Ce livre contient en outre de surprenantes révélations soigneusement documentées sur les acteurs de l’ombre dans ce scénario catastrophe, tel un Edward Luttwak préconisant la confiscation des gisements pétroliers arabes en 1974 pour finalement superviser la quasi-fusion militaire entre Israël et les États-Unis.
En outre, on y apprend que la France a joué un rôle beaucoup plus important dans ce conflit que ne veut bien l’admettre la presse institutionnelle ; encore une fois les arguments avancés sont aisément vérifiables. En fin de compte on s’aperçoit que la diplomatie française a cette fois contribué à sauver la démocratie libanaise, ce qui n’a pas forcément toujours été le cas.
À
ce tableau j’ajouterai néanmoins un bémol : Meyssan avance l’hypothèse,
sur la foi de sources personnelles non divulguées, selon laquelle la défaite
d’Israël au Liban était pour l’essentiel imputable à l’action d’officiers au
sein de Tsahal, qui auraient transmis des renseignements en temps réel au
Hezbollah. Or cette imputation étant la seule qui soit non vérifiable dans cet
ouvrage, on peut se demander s’il ne cherche pas de fait à minimiser le rôle de
grandes puissances comme la Russie ou la France, qui profitent généralement de
ce type de conflit pour tester leur matériel d’interception de
communications militaires. Quoi qu’il en soit, cette information aurait des
implications graves si elle devait s’avérer authentique.

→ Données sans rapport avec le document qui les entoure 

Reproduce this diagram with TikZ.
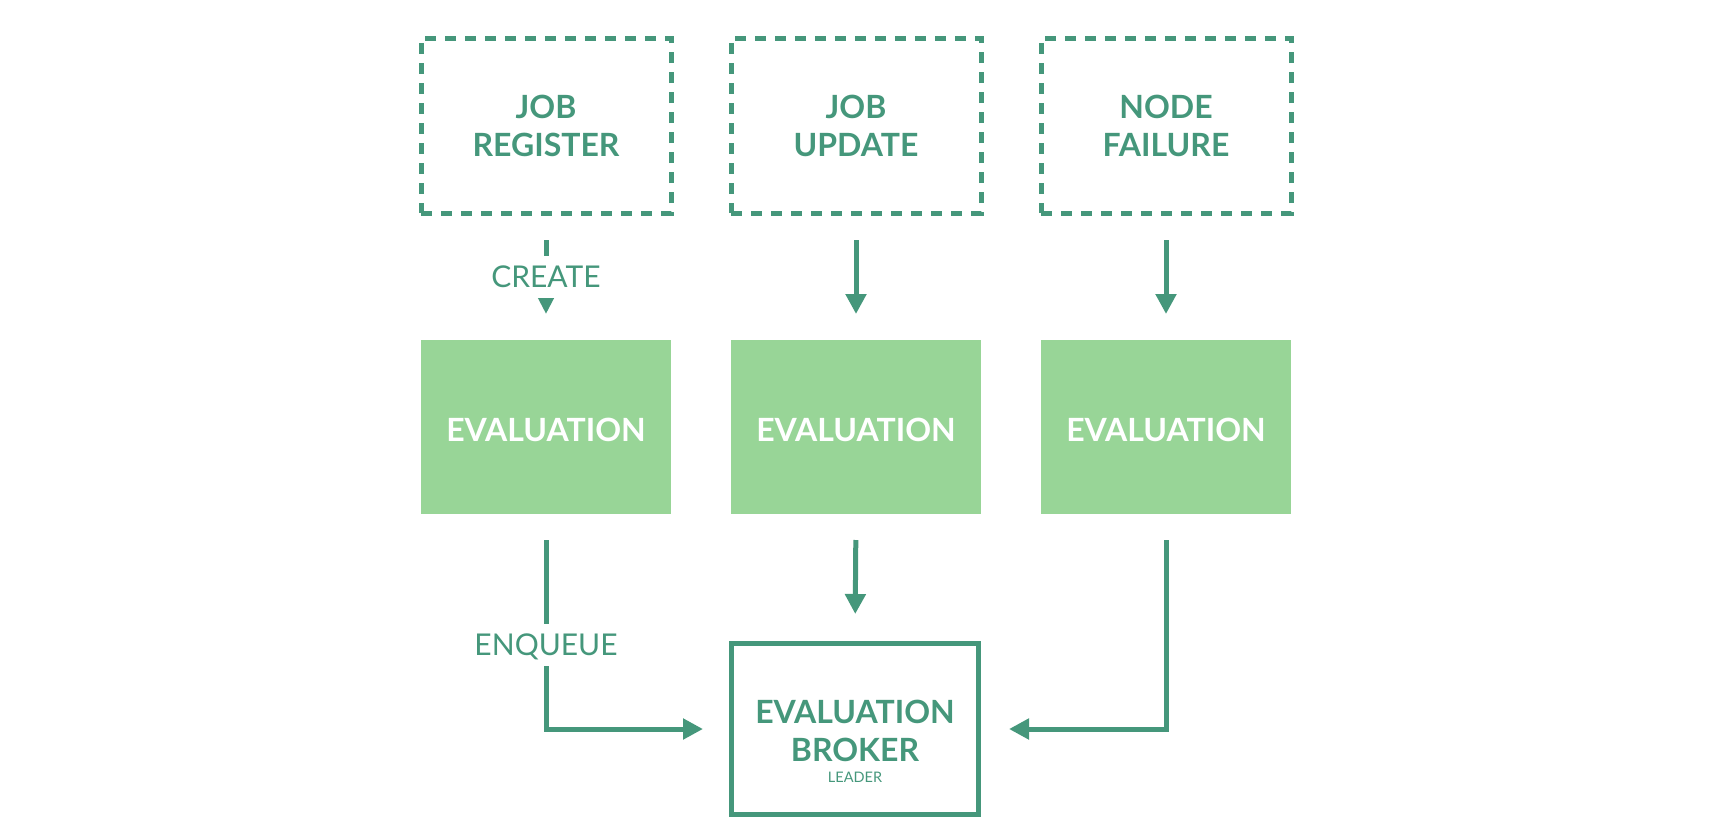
\documentclass[tikz,border=0pt]{standalone}
\usepackage{fontspec}
\setmainfont{Lato}
\usetikzlibrary{arrows.meta}
\definecolor{nteal}{RGB}{69,151,123}
\definecolor{evgreen}{RGB}{152,213,151}
\begin{document}
\begin{tikzpicture}[x=1pt,y=-1pt,
  every node/.style={outer sep=0pt},
  dashbox/.style={draw=nteal, line width=5pt, dash pattern=on 11pt off 9pt,
    minimum width=250pt, minimum height=175pt, inner sep=0pt, align=center,
    text=nteal, font=\bfseries\fontsize{32}{38}\selectfont},
  evalbox/.style={fill=evgreen, minimum width=250pt, minimum height=174pt,
    inner sep=0pt, text=white, text height=28pt, text depth=0pt,
    font=\bfseries\fontsize{32}{38}\selectfont},
  brokerbox/.style={draw=nteal, line width=5pt, minimum width=247pt,
    minimum height=171pt, inner sep=0pt},
  brokertext/.style={text=nteal, inner sep=0pt, align=center,
    font=\bfseries\fontsize{32}{38}\selectfont},
  smalltext/.style={text=nteal, inner sep=0pt, font=\fontsize{14.5}{17}\selectfont},
  conn/.style={draw=nteal, line width=5pt, line join=miter,
    -{Triangle[length=20pt,width=20pt]}},
  smallconn/.style={draw=nteal, line width=5pt,
    -{Triangle[length=16pt,width=15pt]}},
  lbl/.style={fill=white, text=nteal, inner xsep=4pt, inner ysep=10pt,
    text height=22pt, text depth=0pt, font=\fontsize{30}{36}\selectfont}
]
\useasboundingbox (0,0) rectangle (1710,833);

% top row
\node[dashbox] (jr) at (546,125.5) {JOB\\REGISTER};
\node[dashbox] (ju) at (856,125.5) {JOB\\UPDATE};
\node[dashbox] (nf) at (1166,125.5) {NODE\\FAILURE};

% evaluation row
\node[evalbox] (ev1) at (546,427) {EVALUATION};
\node[evalbox] (ev2) at (856,427) {EVALUATION};
\node[evalbox] (ev3) at (1166,427) {EVALUATION};

% broker
\node[brokerbox] (broker) at (855,729) {};
\node[brokertext] (brokertitle) at (855,731) {EVALUATION\\BROKER};
\node[smalltext, anchor=base] (leader) at (855,782) {LEADER};

% top arrows
\draw[smallconn, shorten <=27pt, shorten >=26pt] (jr.south) -- node[lbl, midway] (create) {CREATE} (ev1.north);
\draw[conn, shorten <=27pt, shorten >=26pt] (ju.south) -- (ev2.north);
\draw[conn, shorten <=27pt, shorten >=26pt] (nf.south) -- (ev3.north);

% bottom arrows
\draw[conn, shorten <=26pt, shorten >=29.5pt] (ev2.south) -- (broker.north);
\draw[conn, shorten <=26pt, shorten >=28.5pt] (ev1.south) |- node[lbl, pos=0.3035] (enqueue) {ENQUEUE} (broker.west);
\draw[conn, shorten <=26pt, shorten >=30.5pt] (ev3.south) |- (broker.east);
\end{tikzpicture}
\end{document}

Par ailleurs, si la relecture et la mise en page laissent un peu à désirer,
l’inclusion d’un index en revanche est appréciable dans ce type d’ouvrage.
De par son rôle d’ « éminence grise » sur le théâtre proche-oriental, dans lequel il est amené à concilier des intérêts parfois très divergents autour de mêmes priorités politiques, Thierry Meyssan se doit de livrer une réflexion distanciée et pondérée. Toutefois, les faibles contraintes diplomatiques pesant sur ses épaules lui confèrent simultanément une liberté de parole salutaire, que même ses ennemis auraient bien tort de négliger en balayant d’un revers de main tout débat suscité par « L’Effroyable Imposture 2 ». En cela Thierry Meyssan est d’ailleurs bien fidèle à la pensée de Voltaire et au combat du réseau qui porte son nom.
D’une part, « L’Effroyable Imposture 2 » intéressera donc autant ceux qui, tentant de se faire une opinion claire sur le conflit au Proche-Orient, veulent dissiper le brouillard médiatique qui neutralise l’opinion publique occidentale et permet aux dirigeants cyniques de poursuivre leurs grands desseins stratégiques. Mais il est également amené à devenir une référence pour les milieux spécialisés, diplomatiques et autres, victimes eux aussi de l’intoxication à plus ou moins grande échelle. Car si on a beaucoup attaqué Thierry Meyssan pour son précédent ouvrage en le qualifiant au bas mot de sensationnaliste, la rue et les dirigeants des pays opprimés, eux, ne s’y sont pas trompés.